** Problem description **
Reproduce exactly the lines below, from the first one through the line containing "const volume = [378.0, 401.1, 353.64]", and omit any pictures.

** Source material **
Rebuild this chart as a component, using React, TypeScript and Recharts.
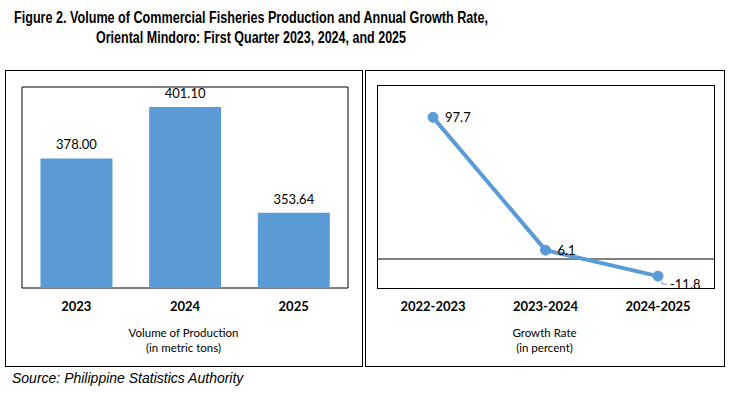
import React from "react"
import {
  BarChart,
  Bar,
  XAxis,
  YAxis,
  LineChart,
  Line,
  LabelList,
  ReferenceArea,
  ReferenceLine,
} from "recharts"

// Volume of production (metric tons)
const years = ["2023", "2024", "2025"]
const volume = [378.0, 401.1, 353.64]

// Growth rate (percent)
const periods = ["2022-2023", "2023-2024", "2024-2025"]
const growth = [97.7, 6.1, -11.8]

const BLUE = "#5B9BD5"
const FONT = "Lato, 'Noto Sans', sans-serif"

const volumeData = years.map((year, i) => ({ year, volume: volume[i] }))
const growthData = periods.map((period, i) => ({ period, growth: growth[i] }))

const GrowthLabel = (props) => {
  const { x, y, value, index } = props
  const last = index === growthData.length - 1
  return (
    <g>
      {last && <path d={`M${x + 4},${y + 5} L${x + 4},${y + 8} L${x + 9},${y + 8}`} stroke="#999" fill="none" />}
      <text x={x + 12} y={last ? y + 8 : y} dy="0.35em" fontSize={13} fontFamily={FONT} fill="#000">
        {value.toFixed(1)}
      </text>
    </g>
  )
}

export default function App() {
  return (
    <div style={{ position: "absolute", left: 0, top: 0, width: 730, height: 393, background: "#fff", fontFamily: FONT }}>
      <svg width={730} height={50} style={{ position: "absolute", left: 0, top: 0 }}>
        <g fontFamily="'Liberation Sans', Arial, sans-serif" fontWeight="bold" fontSize={16} fill="#000">
          <text x={14} y={23} textLength={474} lengthAdjust="spacingAndGlyphs">
            Figure 2. Volume of Commercial Fisheries Production and Annual Growth Rate,
          </text>
          <text x={96} y={43} textLength={310} lengthAdjust="spacingAndGlyphs">
            Oriental Mindoro: First Quarter 2023, 2024, and 2025
          </text>
        </g>
      </svg>

      {/* left panel */}
      <div style={{ position: "absolute", left: 5, top: 70, width: 356, height: 295, border: "1px solid #000" }} />
      <div style={{ position: "absolute", left: 5, top: 70 }}>
        <BarChart width={357} height={296} data={volumeData} margin={{ top: 17, right: 14, left: 17, bottom: 48 }} barCategoryGap="17%">
          <XAxis
            dataKey="year"
            axisLine={false}
            tickLine={false}
            height={30}
            tick={{ fontSize: 13, fontWeight: "bold", fill: "#000", fontFamily: FONT }}
            tickMargin={8}
          />
          <YAxis hide domain={[320, 410]} />
          <ReferenceArea y1={320} y2={410} fill="none" stroke="#000" strokeWidth={1} />
          <Bar dataKey="volume" fill={BLUE} isAnimationActive={false}>
            <LabelList
              dataKey="volume"
              position="top"
              offset={9}
              formatter={(v) => v.toFixed(2)}
              style={{ fontSize: 13, fill: "#000", fontFamily: FONT }}
            />
          </Bar>
        </BarChart>
      </div>
      <div style={{ position: "absolute", left: 5, width: 357, top: 325, textAlign: "center", fontSize: 11.5, lineHeight: "15px", color: "#000" }}>
        Volume of Production
        <br />
        (in metric tons)
      </div>

      {/* right panel */}
      <div style={{ position: "absolute", left: 365, top: 70, width: 358, height: 295, border: "1px solid #000" }} />
      {/* plot frame */}
      <div style={{ position: "absolute", left: 377, top: 85, width: 336, height: 202, border: "1px solid #000" }} />
      <div style={{ position: "absolute", left: 365, top: 70 }}>
        <LineChart width={359} height={296} data={growthData} margin={{ top: 15, right: 10, left: 12, bottom: 48 }}>
          <XAxis
            dataKey="period"
            axisLine={false}
            tickLine={false}
            height={30}
            padding={{ left: 56, right: 56 }}
            tick={{ fontSize: 13, fontWeight: "bold", fill: "#000", fontFamily: FONT }}
            tickMargin={8}
          />
          <YAxis hide domain={[-20, 120]} />
          <ReferenceLine y={0} stroke="#000" strokeWidth={1} />
          <Line
            dataKey="growth"
            stroke={BLUE}
            strokeWidth={4}
            dot={{ r: 5, fill: BLUE, stroke: BLUE, strokeWidth: 1 }}
            isAnimationActive={false}
          >
            <LabelList dataKey="growth" content={GrowthLabel} />
          </Line>
        </LineChart>
      </div>
      <div style={{ position: "absolute", left: 365, width: 359, top: 325, textAlign: "center", fontSize: 11.5, lineHeight: "15px", color: "#000" }}>
        Growth Rate
        <br />
        (in percent)
      </div>

      <div
        style={{
          position: "absolute",
          left: 12,
          top: 370,
          fontFamily: "'Liberation Sans', Arial, sans-serif",
          fontStyle: "italic",
          fontSize: 14,
          color: "#000",
        }}
      >
        Source: Philippine Statistics Authority
      </div>
    </div>
  )
}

** Answer for the task **
Rebuild this chart as a component, using React, TypeScript and Recharts.
import React from "react"
import {
  BarChart,
  Bar,
  XAxis,
  YAxis,
  LineChart,
  Line,
  LabelList,
  ReferenceArea,
  ReferenceLine,
} from "recharts"

// Volume of production (metric tons)
const years = ["2023", "2024", "2025"]
const volume = [378.0, 401.1, 353.64]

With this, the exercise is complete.